Some records
__________
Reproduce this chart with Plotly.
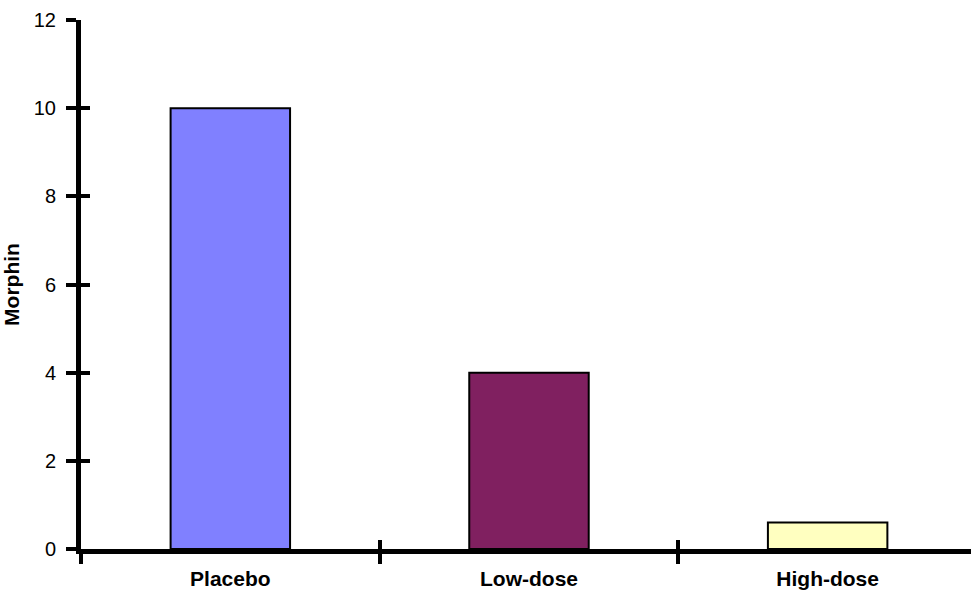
import plotly.graph_objects as go

# Morphine consumption per treatment group
groups = ["Placebo", "Low-dose", "High-dose"]
morphin = [10, 4, 0.6]
bar_colors = ["#8080FF", "#802060", "#FFFFC0"]

y_ticks = [0, 2, 4, 6, 8, 10, 12]

fig = go.Figure()

fig.add_trace(go.Bar(
    x=groups, y=morphin,
    marker=dict(color=bar_colors, line=dict(color="black", width=2)),
    width=0.4, xaxis="x", yaxis="y", hoverinfo="x+y",
))

# invisible copy on the overlay axes so the crossing tick marks get categories
fig.add_trace(go.Bar(
    x=groups, y=morphin, opacity=0, width=0.4,
    xaxis="x2", yaxis="y2", hoverinfo="skip", showlegend=False,
))

family = "Liberation Sans, Arial, sans-serif"
x_range = [-0.5, 2.48]

fig.update_layout(
    width=971, height=595,
    margin=dict(l=81, r=0, t=20, b=46),
    paper_bgcolor="white", plot_bgcolor="white",
    showlegend=False, bargap=0.6,
    xaxis=dict(
        type="category", range=x_range,
        showline=True, linecolor="black", linewidth=5,
        ticks="outside", ticklen=10, tickwidth=4, tickcolor="black",
        tickson="boundaries", showgrid=False, zeroline=False,
        tickfont=dict(family=family, size=21, color="black", weight="bold"),
        ticklabelstandoff=7,
    ),
    yaxis=dict(
        range=[0, 12], tickvals=y_ticks,
        showline=True, linecolor="black", linewidth=5,
        ticks="outside", ticklen=10, tickwidth=4, tickcolor="black",
        showgrid=False, zeroline=False,
        tickfont=dict(family=family, size=20, color="black"),
        ticklabelstandoff=6,
        title=dict(text="<b>Morphin</b>", standoff=17,
                   font=dict(family=family, size=21, color="black")),
    ),
    xaxis2=dict(
        type="category", range=x_range, overlaying="x", anchor="y2",
        side="bottom", ticks="inside", ticklen=9, tickwidth=4,
        tickcolor="black", tickson="boundaries", showticklabels=False,
        showline=False, showgrid=False, zeroline=False,
    ),
    yaxis2=dict(
        range=[0, 12], tickvals=y_ticks, overlaying="y", anchor="x2",
        side="left", ticks="inside", ticklen=9, tickwidth=4,
        tickcolor="black", showticklabels=False,
        showline=False, showgrid=False, zeroline=False,
    ),
)

fig.write_html("out.html")
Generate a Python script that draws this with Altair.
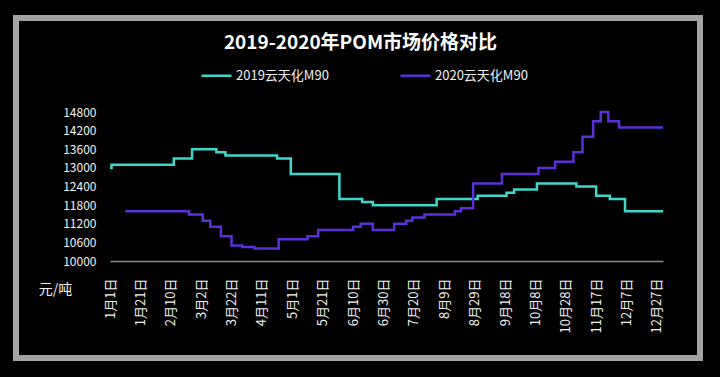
__________
● Exercise aim: Reproduce the material in its entirety and word for word, without the pictures.

● Completed exercise:
Reproduce this chart with Plotly.
import plotly.graph_objects as go

# Morphine consumption per treatment group
groups = ["Placebo", "Low-dose", "High-dose"]
morphin = [10, 4, 0.6]
bar_colors = ["#8080FF", "#802060", "#FFFFC0"]

y_ticks = [0, 2, 4, 6, 8, 10, 12]

fig = go.Figure()

fig.add_trace(go.Bar(
    x=groups, y=morphin,
    marker=dict(color=bar_colors, line=dict(color="black", width=2)),
    width=0.4, xaxis="x", yaxis="y", hoverinfo="x+y",
))

# invisible copy on the overlay axes so the crossing tick marks get categories
fig.add_trace(go.Bar(
    x=groups, y=morphin, opacity=0, width=0.4,
    xaxis="x2", yaxis="y2", hoverinfo="skip", showlegend=False,
))

family = "Liberation Sans, Arial, sans-serif"
x_range = [-0.5, 2.48]

fig.update_layout(
    width=971, height=595,
    margin=dict(l=81, r=0, t=20, b=46),
    paper_bgcolor="white", plot_bgcolor="white",
    showlegend=False, bargap=0.6,
    xaxis=dict(
        type="category", range=x_range,
        showline=True, linecolor="black", linewidth=5,
        ticks="outside", ticklen=10, tickwidth=4, tickcolor="black",
        tickson="boundaries", showgrid=False, zeroline=False,
        tickfont=dict(family=family, size=21, color="black", weight="bold"),
        ticklabelstandoff=7,
    ),
    yaxis=dict(
        range=[0, 12], tickvals=y_ticks,
        showline=True, linecolor="black", linewidth=5,
        ticks="outside", ticklen=10, tickwidth=4, tickcolor="black",
        showgrid=False, zeroline=False,
        tickfont=dict(family=family, size=20, color="black"),
        ticklabelstandoff=6,
        title=dict(text="<b>Morphin</b>", standoff=17,
                   font=dict(family=family, size=21, color="black")),
    ),
    xaxis2=dict(
        type="category", range=x_range, overlaying="x", anchor="y2",
        side="bottom", ticks="inside", ticklen=9, tickwidth=4,
        tickcolor="black", tickson="boundaries", showticklabels=False,
        showline=False, showgrid=False, zeroline=False,
    ),
    yaxis2=dict(
        range=[0, 12], tickvals=y_ticks, overlaying="y", anchor="x2",
        side="left", ticks="inside", ticklen=9, tickwidth=4,
        tickcolor="black", showticklabels=False,
        showline=False, showgrid=False, zeroline=False,
    ),
)

fig.write_html("out.html")
Generate a Python script that draws this with Altair.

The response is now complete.